5
$\begingroup$

Just curious, what would be the computational complexity of computing $3^{n^n}$?

I am not sure what it would be like.

  • 0
    If you are computing $3^{n^n}$ modulo an integer $M$ and you know it's totient function $\varphi(M)$ then you can compute $n^n$ in $O(\log n)$ multiplications $\pmod{ \varphi(M)}$ and then rise $3$ to the result in $O(\log M)$ multiplications mod $M$ finding the result in polynomial time. The problem is to find $\varphi(M)$. Some times it can be done in polynomial time (for example if $M$ is prime then $\phi(M)=M-1$), but in general if $M$ is composite finding $\varphi(M)$ is equivalent to finding the factorization of $M$.2012-11-06

3 Answers 3

2

Let $M(n)$ denote the complexity of the multiplication of two integer with $n$-digits (let say in base two). Thanks to Schonhage and Strassen we know that $M(n) = O(n \log n \log\log n)$. Thanks to Fürer, we even know that it's a bit lower.

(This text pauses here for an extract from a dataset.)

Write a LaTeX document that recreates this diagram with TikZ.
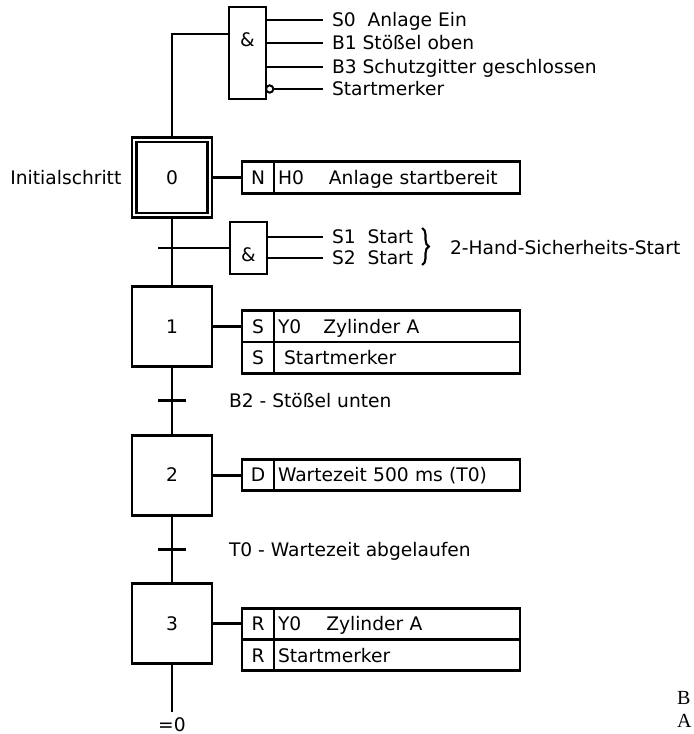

Let $a$ be an integer and $b$ an integer. Then $a^b$ can be computed in time $O(M(b \log_2 a))$ using fast exponentiation. This is not bad: since $a^b$ has bit-size exactly $b\log_2 a$, the cost of the computation is almost the size of the output.

So the complexity of computing $a^{b^c}$ is the cost of computing of $b^c$ plus the cost of computing $a^{b^c}$. When $a$ is at least 2, then the second operation dominate the first, and the total cost is $O(M(b^c \log_2 a))$.

We could make explicit the constant in the big-oh, and we would realize that is is not much larger than 2 or 3.

1

If I understand what it means.

The problem is it gets huge each time like the sequence is

$< 3, 81, 19683, 43046721,\ldots >$

The number of digits of the $n$th term is $\lceil n^n\log_{10}3\rceil$. So, $5$th and $6$th term has $1492$ and $22261$ digits respectively.

The $7$th, $8$th and $9$th term has $392930$, $8004767$ and $184846559$ digits respectively.

And $10^{10}$ has $11$ digits itself.

1

For simplicity, I will first assume that you are adopting a computational model that only keeps track of the number of multiplications (and that multiplication can be done in time independent of the number of integers).

We may then compute $3,3^2,(3^2)^2,\ldots, 3^{(2^n)}$ with $0,1,\ldots, n-1$ multiplications, respectively. As any number less than $2^{n+1}$ is a sum of terms in $\{1,2,\ldots, 2^n\}$, it suffices in the calculation of $3^{n^n}$ to first calculate $3^{2^j}$ for $j \leq \lfloor n \log_2 n\rfloor$, and then take a product of at most $\lfloor n \log_2 n \rfloor +1$ of these $3^{2^j}$ terms. To perform these preliminary calculations takes $\lfloor n \log_2 n \rfloor$ operations, and to multiply the end results requires another $\lfloor n\log_2 n \rfloor +1$ multiplications. We then conclude in time $\sim 2n \log_2 n$.

Of course, this first answer is silly because the time required to multiply integers depends heavily on the length. In fact, to merely output our answer requires time $O(n^n)$, as $3^{n^n}$ has $O(n^n)$-digits.

Now, let's assume it takes time at most $O(f(n))$ to square an $n$-digit number. Then calculation of $3^{2^i} \times 3^{2^i}=3^{2^{i+1}}$ takes time $O(f(2^i))$, and so we can compute $3^{2^j}$ for $j \leq \lfloor n \log_n n\rfloor$ in time $ O\left(\sum_{j=1}^{\lfloor n \log_2 n \rfloor} f(2^j)\right).$ For $f(n)= n\log n \log \log n$ (see here), this gives a total time of $\sum_{j=1}^{\lfloor n \log_2 n\rfloor}O(2^i \log 2^i \log \log 2^i)=\sum_{j=1}^{\lfloor n \log_2 n\rfloor}O(2^i i\log i)=O(n^{n+1}\log^2 n),$ using comparison with an integral and some Mathematica magic. This is quite reasonable, as we have already seen that the lower bound $O(n^n)$ must hold.

In general, one rarely obtains "exact" growth orders for the computational complexity of even simple algorithms (e.g. multiplication).